Some of that frustration could be a generational divide, Levy said, acknowledging though that there was a tension between the C-suite and the workforce.
“Wouldn’t you rather be someplace where the people who ran companies were saying we have the best workers in the world here in Rochester,” he asked. “But rather, they’re saying I’m not happy with the workforce, they want too much, they don’t work that hard, they don’t walk in with the skills that I need and I’m concerned about whether they’re using drugs and alcohol.”
But it could be, Levy suggested, that Rochester area employers are not embracing innovation and disruptive technologies enough to pique the interest of said workforce.
“Maybe the expectation is that the people running our companies to some degree ought to be innovative,” Levy explained. “They ought to be facing the new challenges of doing business here in a changing marketplace.
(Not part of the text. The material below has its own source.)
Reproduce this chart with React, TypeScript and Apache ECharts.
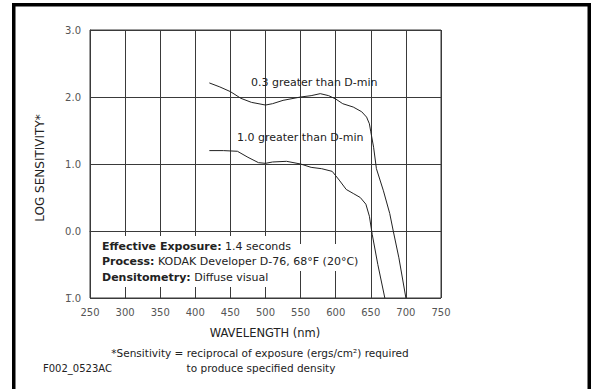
import React, { useEffect, useRef } from "react";
import * as echarts from "echarts";

// Wavelength axis (nm) and log sensitivity axis
const xTicks = [250, 300, 350, 400, 450, 500, 550, 600, 650, 700, 750];
const yTicks = [-1, 0, 1, 2, 3];

// Curve: density 0.3 greater than D-min
const upperWavelength = [420, 435, 450, 465, 480, 500, 510, 525, 550, 565, 578, 590, 600, 610, 625, 637, 644, 648, 650, 654, 658, 668, 677, 682, 690, 700];
const upperLogSens = [2.21, 2.15, 2.08, 1.98, 1.92, 1.88, 1.9, 1.95, 2.0, 2.02, 2.05, 2.02, 1.97, 1.9, 1.85, 1.78, 1.7, 1.6, 1.48, 1.25, 0.93, 0.6, 0.26, 0.0, -0.4, -1.0];

// Curve: density 1.0 greater than D-min
const lowerWavelength = [420, 440, 460, 475, 490, 500, 510, 530, 550, 565, 580, 595, 605, 615, 625, 635, 643, 648, 652, 660, 670];
const lowerLogSens = [1.2, 1.2, 1.19, 1.1, 1.02, 1.01, 1.03, 1.04, 1.0, 0.95, 0.93, 0.89, 0.76, 0.62, 0.56, 0.5, 0.4, 0.22, -0.05, -0.5, -1.0];

const curveLabels = ["0.3 greater than D-min", "1.0 greater than D-min"];
const notes = [
  ["Effective Exposure:", " 1.4 seconds"],
  ["Process:", " KODAK Developer D-76, 68°F (20°C)"],
  ["Densitometry:", " Diffuse visual"],
];
const footnote = ["*Sensitivity = reciprocal of exposure (ergs/cm²) required", "to produce specified density"];
const figureId = "F002_0523AC";
const xTitle = "WAVELENGTH (nm)";
const yTitle = "LOG SENSITIVITY*";

const FONT = "'DejaVu Sans', sans-serif";

export default function App() {
  const ref = useRef<HTMLDivElement>(null);

  useEffect(() => {
    if (!ref.current) return;
    const chart = echarts.init(ref.current, null, { renderer: "svg" });
    const grid = "#3a3a3a";
    const txt = (text: string, x: number, y: number, size: number, align = "left", extra: any = {}) => ({
      type: "text",
      x,
      y,
      z: 20,
      ...extra,
      style: {
        text,
        fontFamily: FONT,
        fontSize: size,
        fill: "#222",
        align,
        textAlign: align,
        verticalAlign: "middle",
        textVerticalAlign: "middle",
        ...(extra.style || {}),
      },
    });
    const bar = (x: number, y: number, w: number, h: number) => ({
      type: "rect",
      z: 30,
      shape: { x, y, width: w, height: h },
      style: { fill: "#000" },
    });
    const noteYs = [246, 261, 277];
    chart.setOption({
      animation: false,
      backgroundColor: "#fff",
      grid: {
        left: 90,
        top: 30,
        right: 151,
        bottom: 91,
        show: true,
        borderColor: grid,
        borderWidth: 1,
      },
      xAxis: {
        type: "value",
        min: xTicks[0],
        max: xTicks[xTicks.length - 1],
        interval: 50,
        axisLine: { show: true, lineStyle: { color: grid, width: 1 } },
        axisTick: { show: false },
        splitLine: { show: true, lineStyle: { color: grid, width: 1 } },
        axisLabel: { margin: 9, fontFamily: FONT, fontSize: 10, color: "#555" },
      },
      yAxis: {
        type: "value",
        min: yTicks[0],
        max: yTicks[yTicks.length - 1],
        interval: 1,
        axisLine: { show: true, lineStyle: { color: grid, width: 1 } },
        axisTick: { show: false },
        splitLine: { show: true, lineStyle: { color: grid, width: 1 } },
        axisLabel: {
          margin: 9,
          fontFamily: FONT,
          fontSize: 10,
          color: "#555",
          formatter: (v: number) => (v < 0 ? `${Math.abs(v)}\u0305.0` : v.toFixed(1)),
        },
      },
      series: [
        {
          type: "line",
          name: curveLabels[0],
          data: upperWavelength.map((w, i) => [w, upperLogSens[i]]),
          showSymbol: false,
          lineStyle: { color: "#222", width: 1 },
          z: 5,
        },
        {
          type: "line",
          name: curveLabels[1],
          data: lowerWavelength.map((w, i) => [w, lowerLogSens[i]]),
          showSymbol: false,
          lineStyle: { color: "#222", width: 1 },
          z: 5,
        },
      ],
      graphic: [
        bar(12, 3, 579, 3.5),
        bar(12, 3, 3.5, 386),
        bar(587.5, 3, 3.5, 386),
        { type: "rect", z: 15, shape: { x: 91, y: 236, width: 202, height: 51 }, style: { fill: "#fff" } },
        { type: "rect", z: 15, shape: { x: 293, y: 244, width: 70, height: 27 }, style: { fill: "#fff" } },
        txt(curveLabels[0], 251, 82, 11),
        txt(curveLabels[1], 237, 137, 11),
        ...notes.map((n, i) =>
          txt(`{b|${n[0]}}{r|${n[1]}}`, 102, noteYs[i], 11, "left", {
            style: {
              rich: {
                b: { fontFamily: FONT, fontSize: 11, fontWeight: "bold", fill: "#222" },
                r: { fontFamily: FONT, fontSize: 11, fill: "#222" },
              },
            },
          })
        ),
        txt(xTitle, 265, 333, 11.5, "center"),
        txt(yTitle, 40, 168, 12, "center", { rotation: Math.PI / 2 }),
        txt(footnote[0], 260, 353, 10.5, "center"),
        txt(footnote[1], 261, 368, 10.5, "center"),
        txt(figureId, 43, 368, 10, "left"),
      ],
    });
    return () => chart.dispose();
  }, []);

  return (
    <div
      ref={ref}
      style={{ position: "fixed", left: 0, top: 0, width: 592, height: 389, background: "#fff" }}
    />
  );
}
And really only about one-quarter of them, on a series of different managerial components, are saying they would describe themselves as very innovative.”
When asked about disruptive technologies and innovation, only a third of area CEOs said they were very innovative in any one area, although 61 percent said they are either somewhat or very familiar with the conversation about disruptive technologies. Still, 78 percent see disruptive technologies—such as the internet of things, renewable energy, automation of knowledge and advance robotics—as an opportunity rather than a threat.
“It’s perhaps a stalemate that both sides, labor and management, need to take a look at. If management is saying I’m unhappy with the workforce, yet at the same time I’m slow to both innovate and incorporate new technologies into the business, perhaps CEOs ought to consider where technologies can step in and create some more vibrancy,” Levy suggested. “It would be beholden of the workforce to look at this critique and say, how true is this? How is my work ethic? Do I have realistic expectations? So we’re challenged at both the C-suite and the shop floor.”